Java Newton's Method HELP PLEASE
Hey I'm pretty new to java and I was just wondering if there was a way that I can reduce the amount of iterations performed? I'm getting about 237 right now, and I'd like to know how to get less.
Thanks so much here's my code:
Code :
import java.io.*;
public class Assignment1try2
{
public static void main(String[] args)
{
//Exports the data to an excel file
PrintWriter outputFile = null;
try
{
outputFile = new PrintWriter(new FileOutputStream("outputVelomobile.xls",false));
}
catch(FileNotFoundException e)
{
System.out.println("File error. Program aborted.");
System.exit(0);
}
//Variable declarations for the Quest Velomobile
double n = 0.92;
double rho = 1.20;
double cR = 0.004;
double m = 32+80;
double g = 9.81;
double cD = 0.24;
double area = 0.46;
double valueOne = rho*cD*area;
double valueTwo = cR*m*g;
double initialRootEstimate = 1;
double function, absDifference;
double[] rootEstimate = new double[8];
int numLoops = 0;
int[] powerRider = {25,50,75,100,150,200,300,400};
//Start loop
for (int index=0;index<powerRider.length;index++)
{
numLoops = 0;
do
{
function = -n*powerRider[index] + 0.5*(valueOne*(Math.pow(initialRootEstimate,3))) + (valueTwo*initialRootEstimate);
rootEstimate[index] = initialRootEstimate - (function/((3/2)*(valueOne*(Math.pow(initialRootEstimate,2))) + (valueTwo)));
absDifference = Math.abs(rootEstimate[index] - initialRootEstimate);
initialRootEstimate = rootEstimate[index];
numLoops++;
}
while (absDifference >=1.0E-12);
//Displays data on screen
System.out.println();
System.out.println("The Power is:" + powerRider[index]);
System.out.println("The Root Estimate is:" + initialRootEstimate);
System.out.println("The number of cycles is:" + numLoops);
System.out.println();
//Outputs results on screen
outputFile.println();
outputFile.println("The Power is:" + powerRider[index]);
outputFile.println("The Root Estimate is:" + initialRootEstimate);
outputFile.println("The number of cycles is:" + numLoops);
outputFile.println();
}
outputFile.close();
}
}
Re: Java Newton's Method HELP PLEASE
237 iterations doesn't seem that bad for an newton's root finding algorithm (I'm assuming that's what this is).

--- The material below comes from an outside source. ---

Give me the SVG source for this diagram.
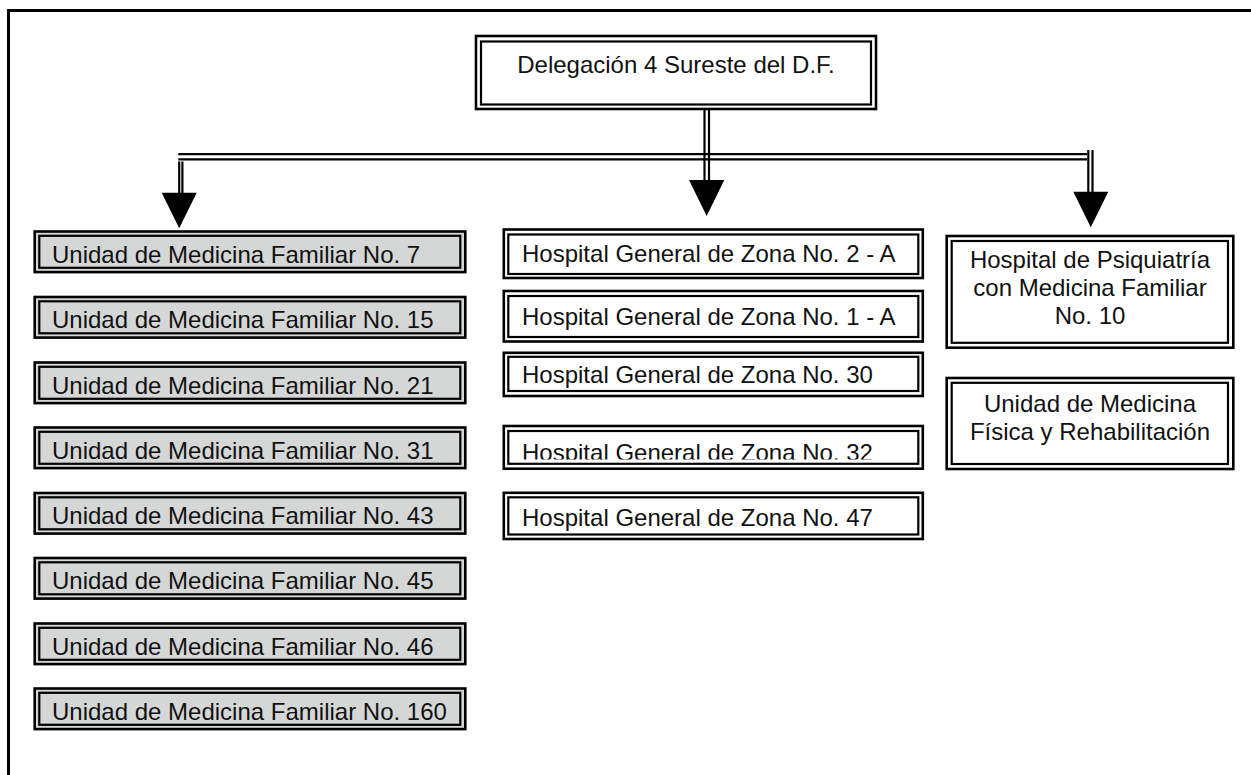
<svg xmlns="http://www.w3.org/2000/svg" width="1251" height="775" viewBox="0 0 1251 775">
  <style>
    text { font-family: "Liberation Sans", Arial, sans-serif; font-size: 24px; fill: #111; }
    .mid { text-anchor: middle; }
    .o { stroke: #000; stroke-width: 2.6; }
    .i { fill: none; stroke: #000; stroke-width: 2.2; }
    .gray { fill: #d5d7d7; }
    .white { fill: #fff; }
    .ln { stroke: #000; stroke-width: 2.2; fill: none; }
    .head { fill: #000; }
    .frame { stroke: #000; stroke-width: 3; fill: none; }
  </style>
  <defs>
    <clipPath id="clip32">
      <rect x="508" y="430" width="411" height="29.5"/>
    </clipPath>
  </defs>

  <rect width="1251" height="775" fill="#fff"/>

  <!-- page frame (top and left rules only) -->
  <g id="frame">
    <line class="frame" x1="7" y1="10.5" x2="1251" y2="10.5"/>
    <line class="frame" x1="8.5" y1="9" x2="8.5" y2="775"/>
  </g>

  <!-- connectors -->
  <g id="connectors">
    <line class="ln" x1="178.3" y1="154.2" x2="1087" y2="154.2"/>
    <line class="ln" x1="178.3" y1="159.3" x2="1087" y2="159.3"/>
    <line class="ln" x1="704.5" y1="109" x2="704.5" y2="181"/>
    <line class="ln" x1="709" y1="109" x2="709" y2="181"/>
    <line class="ln" x1="179.2" y1="161.5" x2="179.2" y2="194"/>
    <line class="ln" x1="182.4" y1="161.5" x2="182.4" y2="194"/>
    <line class="ln" x1="1088.3" y1="150" x2="1088.3" y2="193"/>
    <line class="ln" x1="1092.5" y1="150" x2="1092.5" y2="193"/>
    <polygon class="head" points="161.7,192.7 196.7,192.7 179.2,228.3"/>
    <polygon class="head" points="689,180 724.3,180 706.7,216"/>
    <polygon class="head" points="1073.3,191.7 1108.3,191.7 1090.8,227.3"/>
  </g>

  <!-- root -->
  <g id="delegacion">
    <rect class="o white" x="476" y="36" width="400" height="73"/>
    <rect class="i" x="481" y="41.5" width="390" height="63"/>
    <text class="mid" x="676" y="73">Delegación 4 Sureste del D.F.</text>
  </g>

  <!-- family medicine units -->
  <g id="umf7">
    <rect class="o gray" x="34.7" y="231.5" width="430.6" height="40.6"/>
    <rect class="i" x="39.3" y="235.8" width="421" height="32"/>
    <text x="52" y="262.5">Unidad de Medicina Familiar No. 7</text>
  </g>
  <g id="umf15">
    <rect class="o gray" x="34.7" y="297" width="430.6" height="40.6"/>
    <rect class="i" x="39.3" y="301.3" width="421" height="32"/>
    <text x="52" y="328">Unidad de Medicina Familiar No. 15</text>
  </g>
  <g id="umf21">
    <rect class="o gray" x="34.7" y="362.5" width="430.6" height="40.6"/>
    <rect class="i" x="39.3" y="366.8" width="421" height="32"/>
    <text x="52" y="393.5">Unidad de Medicina Familiar No. 21</text>
  </g>
  <g id="umf31">
    <rect class="o gray" x="34.7" y="427.5" width="430.6" height="40.6"/>
    <rect class="i" x="39.3" y="431.8" width="421" height="32"/>
    <text x="52" y="458.5">Unidad de Medicina Familiar No. 31</text>
  </g>
  <g id="umf43">
    <rect class="o gray" x="34.7" y="493" width="430.6" height="40.6"/>
    <rect class="i" x="39.3" y="497.3" width="421" height="32"/>
    <text x="52" y="524">Unidad de Medicina Familiar No. 43</text>
  </g>
  <g id="umf45">
    <rect class="o gray" x="34.7" y="558" width="430.6" height="40.6"/>
    <rect class="i" x="39.3" y="562.3" width="421" height="32"/>
    <text x="52" y="589">Unidad de Medicina Familiar No. 45</text>
  </g>
  <g id="umf46">
    <rect class="o gray" x="34.7" y="623.5" width="430.6" height="40.6"/>
    <rect class="i" x="39.3" y="627.8" width="421" height="32"/>
    <text x="52" y="654.5">Unidad de Medicina Familiar No. 46</text>
  </g>
  <g id="umf160">
    <rect class="o gray" x="34.7" y="688.5" width="430.6" height="40.6"/>
    <rect class="i" x="39.3" y="692.8" width="421" height="32"/>
    <text x="52" y="719.5">Unidad de Medicina Familiar No. 160</text>
  </g>

  <!-- general hospitals -->
  <g id="hgz2a">
    <rect class="o white" x="503.8" y="229.5" width="419" height="48.5"/>
    <rect class="i" x="508.3" y="234.5" width="410" height="39.5"/>
    <text x="522" y="262.3">Hospital General de Zona No. 2 - A</text>
  </g>
  <g id="hgz1a">
    <rect class="o white" x="503.8" y="291" width="419" height="50.5"/>
    <rect class="i" x="508.3" y="296" width="410" height="41"/>
    <text x="522" y="325.3">Hospital General de Zona No. 1 - A</text>
  </g>
  <g id="hgz30">
    <rect class="o white" x="503.8" y="352.8" width="419" height="43.2"/>
    <rect class="i" x="508.3" y="356.8" width="410" height="34.2"/>
    <text x="522" y="382.7">Hospital General de Zona No. 30</text>
  </g>
  <g id="hgz32">
    <rect class="o white" x="503.8" y="426" width="419" height="42.7"/>
    <rect class="i" x="508.3" y="431" width="410" height="32.8"/>
    <text x="522" y="460.5" clip-path="url(#clip32)">Hospital General de Zona No. 32</text>
  </g>
  <g id="hgz47">
    <rect class="o white" x="503.8" y="492.8" width="419" height="46.2"/>
    <rect class="i" x="508.3" y="497.3" width="410" height="37.2"/>
    <text x="522" y="525.5">Hospital General de Zona No. 47</text>
  </g>

  <!-- specialised units -->
  <g id="psiquiatria">
    <rect class="o white" x="946.7" y="236" width="286.6" height="111.7"/>
    <rect class="i" x="951.7" y="241" width="276.3" height="101.8"/>
    <text class="mid" x="1090" y="268.3">Hospital de Psiquiatría</text>
    <text class="mid" x="1090" y="296">con Medicina Familiar</text>
    <text class="mid" x="1090" y="323.5">No. 10</text>
  </g>
  <g id="rehabilitacion">
    <rect class="o white" x="946.7" y="378" width="286.6" height="91"/>
    <rect class="i" x="951.7" y="382.8" width="276.3" height="81.2"/>
    <text class="mid" x="1090" y="411.7">Unidad de Medicina</text>
    <text class="mid" x="1090" y="440">Física y Rehabilitación</text>
  </g>
</svg>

There are three main methods for getting less iterations:
1. Choose a different algorithm (Newton's method's probably the fastest, though not very reliable). I would recommend Brent's method for the best combination of stability and speed.
2. Allow for a greater error tolerance (especially if you know there will be quite a bit of truncation error). Good values are ~1e-8 relative error.
3. Limit the maximum number of iterations run (i.e. keep track of which iteration you're on and simply return the current value once the limit has been reached). Newton's method is likely to never converge, so this is definately a good idea to have. Good values are ~1000 to 10000, less or more depending on the application (smaller for less precision and faster, larger for more precision and slower)